By Colin Salt
One of the most interesting gaps in alternate history fiction is the seeming lack of a Larry Bond-style serious look at a conflict involving a victorious Nazi Germany. Now, nearly all of this is because most scenarios involving it are “soft” AH made by and for people with less knowledge or concern about rivet-counting plausibility. This isn’t a critique of their quality, it’s just pointing out what’s involved. A semi-hard look at what this would entail can be interesting, and I have some thoughts.

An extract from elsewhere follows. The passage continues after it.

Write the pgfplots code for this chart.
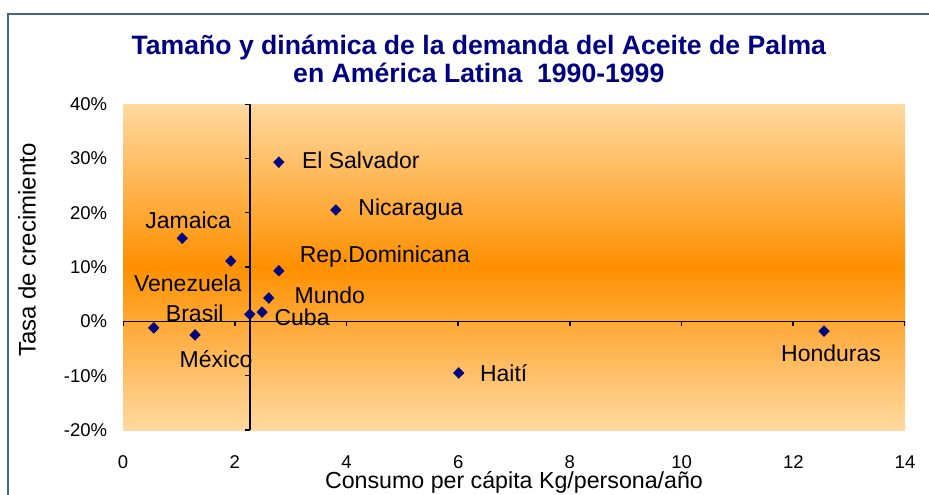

First, the formations are almost certainly going to be outgrowths of early-war organizations. It’s basically impossible for the Germans to win with too late a point of divergence, and there’ll be the “why fix what isn’t broken” mindset. This means things like no gimmick units like the Volksgrenadiers, and large divisions with lots of equipment at full paper strength. It does mean a weird parallel with historical postwar divisions, but then again-that’s how it goes.
Second, it will be dominated by the Wehrmacht. Historically, the SS gained comparative prominence because of the Wehrmacht/Heer supposedly being to blame for losing the war and the plots (i.e. July 20) that originated within the regular army. This would not be the case here. The most likely fate for the SS is to get purged in Long Knives Part 2 and possibly get supplanted by yet another edgelord alphabet soup organization.

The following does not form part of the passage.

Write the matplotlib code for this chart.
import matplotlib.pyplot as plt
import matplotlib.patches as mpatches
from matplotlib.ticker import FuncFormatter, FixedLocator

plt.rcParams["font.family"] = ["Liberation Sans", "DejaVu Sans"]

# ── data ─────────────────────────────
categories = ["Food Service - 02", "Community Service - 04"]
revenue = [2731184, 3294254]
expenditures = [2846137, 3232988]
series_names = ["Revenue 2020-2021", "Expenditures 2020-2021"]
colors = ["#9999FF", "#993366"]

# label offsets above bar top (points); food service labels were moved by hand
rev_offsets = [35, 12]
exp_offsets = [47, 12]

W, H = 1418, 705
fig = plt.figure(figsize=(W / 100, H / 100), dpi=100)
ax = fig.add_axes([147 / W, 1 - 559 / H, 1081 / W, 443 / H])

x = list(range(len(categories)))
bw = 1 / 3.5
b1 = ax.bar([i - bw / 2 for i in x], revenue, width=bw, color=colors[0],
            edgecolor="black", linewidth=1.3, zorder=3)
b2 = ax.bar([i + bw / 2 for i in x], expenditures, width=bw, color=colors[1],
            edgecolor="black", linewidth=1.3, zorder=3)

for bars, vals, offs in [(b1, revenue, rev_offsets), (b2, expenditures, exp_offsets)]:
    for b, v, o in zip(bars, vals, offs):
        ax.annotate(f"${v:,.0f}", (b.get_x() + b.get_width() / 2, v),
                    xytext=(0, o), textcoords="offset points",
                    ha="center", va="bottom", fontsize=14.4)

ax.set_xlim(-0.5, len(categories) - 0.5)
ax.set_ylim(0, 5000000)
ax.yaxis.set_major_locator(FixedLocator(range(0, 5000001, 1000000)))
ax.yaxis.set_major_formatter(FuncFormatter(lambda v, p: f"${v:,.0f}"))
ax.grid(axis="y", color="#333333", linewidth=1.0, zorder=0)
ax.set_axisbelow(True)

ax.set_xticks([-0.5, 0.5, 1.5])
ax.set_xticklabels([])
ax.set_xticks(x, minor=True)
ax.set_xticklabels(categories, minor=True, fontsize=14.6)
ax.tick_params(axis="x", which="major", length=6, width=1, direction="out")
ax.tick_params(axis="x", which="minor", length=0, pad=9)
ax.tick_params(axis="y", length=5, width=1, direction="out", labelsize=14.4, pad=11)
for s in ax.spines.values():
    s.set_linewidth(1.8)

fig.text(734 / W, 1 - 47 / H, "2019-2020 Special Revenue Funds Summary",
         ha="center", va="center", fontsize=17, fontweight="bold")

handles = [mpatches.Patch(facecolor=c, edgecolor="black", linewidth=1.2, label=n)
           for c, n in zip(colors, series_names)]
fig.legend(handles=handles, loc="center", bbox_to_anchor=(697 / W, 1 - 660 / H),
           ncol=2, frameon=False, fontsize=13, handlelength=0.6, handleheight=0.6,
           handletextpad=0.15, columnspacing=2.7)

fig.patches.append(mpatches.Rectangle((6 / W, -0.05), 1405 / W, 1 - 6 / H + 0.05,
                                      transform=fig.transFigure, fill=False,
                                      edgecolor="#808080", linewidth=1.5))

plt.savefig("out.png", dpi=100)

But for the sake of weird wargaming, I’ve warmed to the idea of them using captured/foreign designs and factories to equip their army, potentially rearming them with German calibers-or not. This happened in Marching Through Georgia of all books, with clunkily upgunned KV tanks. While there it was to provide a punching bag for the Mary Sues, it’s still an interesting possibility. And it fits with the theme. Historically, the reason for all the infamous “Foreign Legions” was to get access to a manpower source the main army couldn’t touch, and ramshackle improvisations are closer to what the bulk of the SS truly was than the stereotype of hundreds of shiny cat-tanks. (This stereotype is reinforced by the fact that the western allies largely fought only the legitimately capable and well-equipped SS units, not the Dirlewanger-style garbage ones better at massacres than fighting opponents who shot back)

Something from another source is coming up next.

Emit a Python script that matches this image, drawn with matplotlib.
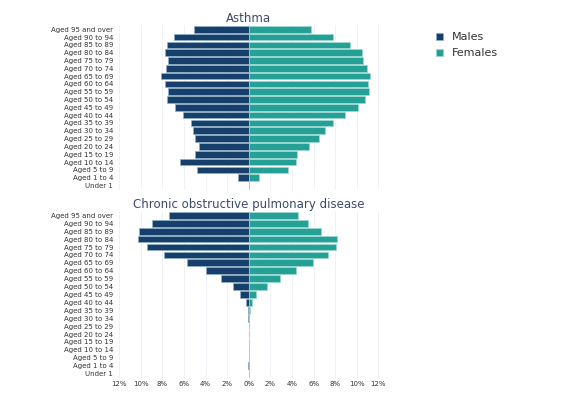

Third, factionalism was built into the system. The Heer, the SS, the Luftwaffe paratrooper and “field divisions”, the Volkssturm being in large part Martin Bormann’s attempt to get an “army” for himself, and no doubt more examples all speaks to this. One effect of this will be a lot of duplicative units, as everyone wants their share of the pie.
Another is that a nation with all the factionalism but without the existential threat might very well see its qualitative edge wane dramatically. It could be reminiscent of the South Vietnamese military. A politically charged, scheming, cutthroat army whose units are wildly, willdy uneven, ranging from ultra-competent to utterly ineffectual. Everything from case studies of such armies to anecdotal evidence from both Vietnam and contemporary Afghanistan points to this being the defining feature of over-politicized armies more than complete ineptitude, along with a good or bad high-level commander having more of an effect on low-level performance than they likely would in a less politicized one.
The result would be something distinct from both real post-war and real wartime armies. Its opponents would range from the Western Allies shielded by water, the remnants of the USSR shielded by the Urals, the occupants of territory it’d further expand into-or Japan after a likely falling out and power struggle over spheres of influence.